- SET EXERCISE
Copy out the data exactly, leaving the pictures behind.

- DATA BLOCK

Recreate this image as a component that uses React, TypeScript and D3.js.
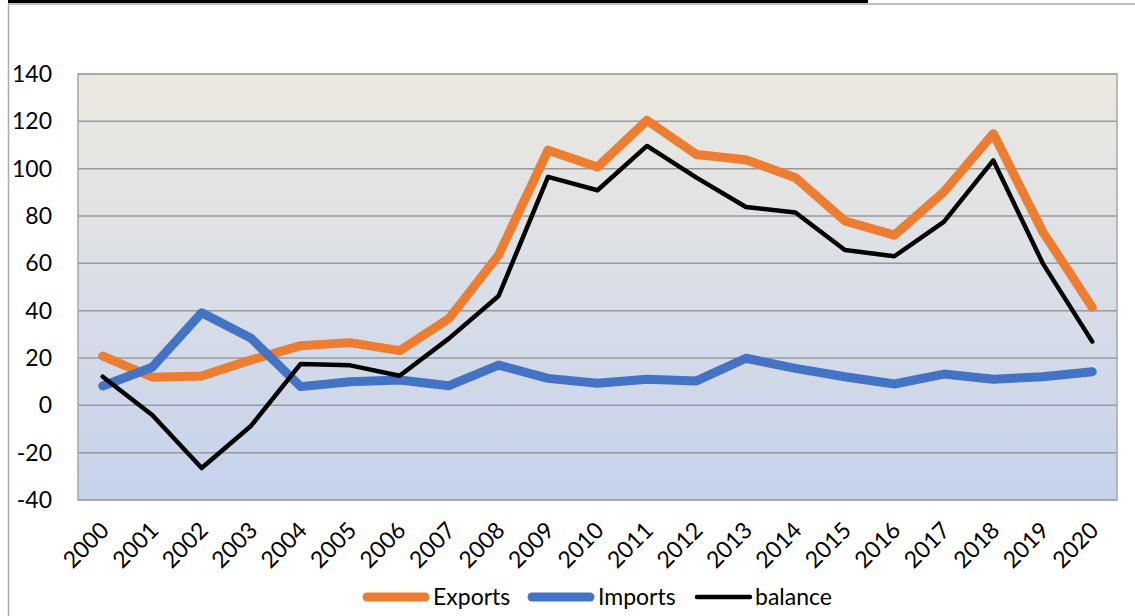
import React from "react";
import * as d3 from "d3";

const years = ["2000","2001","2002","2003","2004","2005","2006","2007","2008","2009","2010","2011","2012","2013","2014","2015","2016","2017","2018","2019","2020"];
const exportsV = [20.8, 11.9, 12.4, 19.2, 25.2, 26.5, 23.1, 36.7, 63.5, 107.8, 100.7, 120.4, 106, 103.8, 96.2, 77.9, 71.9, 90.2, 114.8, 73.3, 41.4];
const importsV = [8.2, 16.1, 39.1, 28.3, 7.9, 10, 10.7, 8.3, 17, 11.4, 9.3, 11, 10.3, 19.9, 15.6, 12.1, 9, 13.2, 11, 12.1, 14.2];
const balanceV = [12.1, -4.1, -26.5, -8.6, 17.5, 16.9, 12.5, 28.3, 46.2, 96.5, 90.9, 109.6, 96.2, 83.8, 81.5, 65.6, 63, 77.5, 103.5, 60, 26.9];
const yTicks = [-40, -20, 0, 20, 40, 60, 80, 100, 120, 140];

const series = [
  { name: "Exports", values: exportsV, color: "#ED7D31", width: 9 },
  { name: "Imports", values: importsV, color: "#4472C4", width: 9 },
  { name: "balance", values: balanceV, color: "#000000", width: 4.5 },
];

const W = 1135, H = 616;
const plot = { left: 78, top: 74, right: 1117, bottom: 500 };
const FONT = "Lato, 'Open Sans', sans-serif";

export default function App() {
  const x = d3.scaleBand<string>().domain(years).range([plot.left, plot.right]).padding(0);
  const y = d3.scaleLinear().domain([-40, 140]).range([plot.bottom, plot.top]);
  const cx = (i: number) => (x(years[i]) as number) + x.bandwidth() / 2;

  const legendItems = [
    { s: series[0], x0: 367, x1: 425, tx: 433 },
    { s: series[1], x0: 532, x1: 590, tx: 598 },
    { s: series[2], x0: 697, x1: 750, tx: 755 },
  ];

  return (
    <svg width={W} height={H} style={{ position: "absolute", left: 0, top: 0, background: "#fff" }} fontFamily={FONT}>
      <defs>
        <linearGradient id="bg" x1="0" y1="0" x2="0" y2="1">
          <stop offset="0" stopColor="#ECE9DF" />
          <stop offset="0.5" stopColor="#DADEE7" />
          <stop offset="1" stopColor="#C4D2EB" />
        </linearGradient>
      </defs>
      {/* frame */}
      <line x1={8} y1={4} x2={W} y2={4} stroke="#aaaaaa" strokeWidth={1.5} />
      <line x1={8.5} y1={4} x2={8.5} y2={H} stroke="#aaaaaa" strokeWidth={1.5} />
      <rect x={8} y={0} width={860} height={3} fill="#000" />

      <rect x={plot.left} y={plot.top} width={plot.right - plot.left} height={plot.bottom - plot.top} fill="url(#bg)" />
      {yTicks.map((t) => (
        <line key={t} x1={plot.left} x2={plot.right} y1={y(t)} y2={y(t)} stroke="#999999" strokeWidth={1.5} />
      ))}
      <rect x={plot.left} y={plot.top} width={plot.right - plot.left} height={plot.bottom - plot.top} fill="none" stroke="#a6a6a6" strokeWidth={1.5} />

      {yTicks.map((t) => (
        <text key={t} x={52} y={y(t)} dy="0.35em" textAnchor="end" fontSize={23} fill="#000">{t}</text>
      ))}
      {years.map((yr, i) => (
        <text key={yr} transform={`translate(${cx(i) + 2},${plot.bottom + 26}) rotate(-45)`} textAnchor="end" dy="0.35em" fontSize={23} fill="#000">{yr}</text>
      ))}

      {series.map((s) => {
        const line = d3.line<number>().x((_, i) => cx(i)).y((v) => y(v));
        return (
          <path key={s.name} d={line(s.values) || ""} fill="none" stroke={s.color} strokeWidth={s.width} strokeLinejoin="round" strokeLinecap="round" />
        );
      })}

      {legendItems.map((it) => (
        <g key={it.s.name}>
          <line x1={it.x0} x2={it.x1} y1={597} y2={597} stroke={it.s.color} strokeWidth={it.s.width} strokeLinecap="round" />
          <text x={it.tx} y={597} dy="0.35em" fontSize={23} fill="#000">{it.s.name}</text>
        </g>
      ))}
    </svg>
  );
}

- TASK ANSWER
Recreate this image as a component that uses React, TypeScript and D3.js.
import React from "react";
import * as d3 from "d3";

const years = ["2000","2001","2002","2003","2004","2005","2006","2007","2008","2009","2010","2011","2012","2013","2014","2015","2016","2017","2018","2019","2020"];
const exportsV = [20.8, 11.9, 12.4, 19.2, 25.2, 26.5, 23.1, 36.7, 63.5, 107.8, 100.7, 120.4, 106, 103.8, 96.2, 77.9, 71.9, 90.2, 114.8, 73.3, 41.4];
const importsV = [8.2, 16.1, 39.1, 28.3, 7.9, 10, 10.7, 8.3, 17, 11.4, 9.3, 11, 10.3, 19.9, 15.6, 12.1, 9, 13.2, 11, 12.1, 14.2];
const balanceV = [12.1, -4.1, -26.5, -8.6, 17.5, 16.9, 12.5, 28.3, 46.2, 96.5, 90.9, 109.6, 96.2, 83.8, 81.5, 65.6, 63, 77.5, 103.5, 60, 26.9];
const yTicks = [-40, -20, 0, 20, 40, 60, 80, 100, 120, 140];

const series = [
  { name: "Exports", values: exportsV, color: "#ED7D31", width: 9 },
  { name: "Imports", values: importsV, color: "#4472C4", width: 9 },
  { name: "balance", values: balanceV, color: "#000000", width: 4.5 },
];

const W = 1135, H = 616;
const plot = { left: 78, top: 74, right: 1117, bottom: 500 };
const FONT = "Lato, 'Open Sans', sans-serif";

export default function App() {
  const x = d3.scaleBand<string>().domain(years).range([plot.left, plot.right]).padding(0);
  const y = d3.scaleLinear().domain([-40, 140]).range([plot.bottom, plot.top]);
  const cx = (i: number) => (x(years[i]) as number) + x.bandwidth() / 2;

  const legendItems = [
    { s: series[0], x0: 367, x1: 425, tx: 433 },
    { s: series[1], x0: 532, x1: 590, tx: 598 },
    { s: series[2], x0: 697, x1: 750, tx: 755 },
  ];

  return (
    <svg width={W} height={H} style={{ position: "absolute", left: 0, top: 0, background: "#fff" }} fontFamily={FONT}>
      <defs>
        <linearGradient id="bg" x1="0" y1="0" x2="0" y2="1">
          <stop offset="0" stopColor="#ECE9DF" />
          <stop offset="0.5" stopColor="#DADEE7" />
          <stop offset="1" stopColor="#C4D2EB" />
        </linearGradient>
      </defs>
      {/* frame */}
      <line x1={8} y1={4} x2={W} y2={4} stroke="#aaaaaa" strokeWidth={1.5} />
      <line x1={8.5} y1={4} x2={8.5} y2={H} stroke="#aaaaaa" strokeWidth={1.5} />
      <rect x={8} y={0} width={860} height={3} fill="#000" />

      <rect x={plot.left} y={plot.top} width={plot.right - plot.left} height={plot.bottom - plot.top} fill="url(#bg)" />
      {yTicks.map((t) => (
        <line key={t} x1={plot.left} x2={plot.right} y1={y(t)} y2={y(t)} stroke="#999999" strokeWidth={1.5} />
      ))}
      <rect x={plot.left} y={plot.top} width={plot.right - plot.left} height={plot.bottom - plot.top} fill="none" stroke="#a6a6a6" strokeWidth={1.5} />

      {yTicks.map((t) => (
        <text key={t} x={52} y={y(t)} dy="0.35em" textAnchor="end" fontSize={23} fill="#000">{t}</text>
      ))}
      {years.map((yr, i) => (
        <text key={yr} transform={`translate(${cx(i) + 2},${plot.bottom + 26}) rotate(-45)`} textAnchor="end" dy="0.35em" fontSize={23} fill="#000">{yr}</text>
      ))}

      {series.map((s) => {
        const line = d3.line<number>().x((_, i) => cx(i)).y((v) => y(v));
        return (
          <path key={s.name} d={line(s.values) || ""} fill="none" stroke={s.color} strokeWidth={s.width} strokeLinejoin="round" strokeLinecap="round" />
        );
      })}

      {legendItems.map((it) => (
        <g key={it.s.name}>
          <line x1={it.x0} x2={it.x1} y1={597} y2={597} stroke={it.s.color} strokeWidth={it.s.width} strokeLinecap="round" />
          <text x={it.tx} y={597} dy="0.35em" fontSize={23} fill="#000">{it.s.name}</text>
        </g>
      ))}
    </svg>
  );
}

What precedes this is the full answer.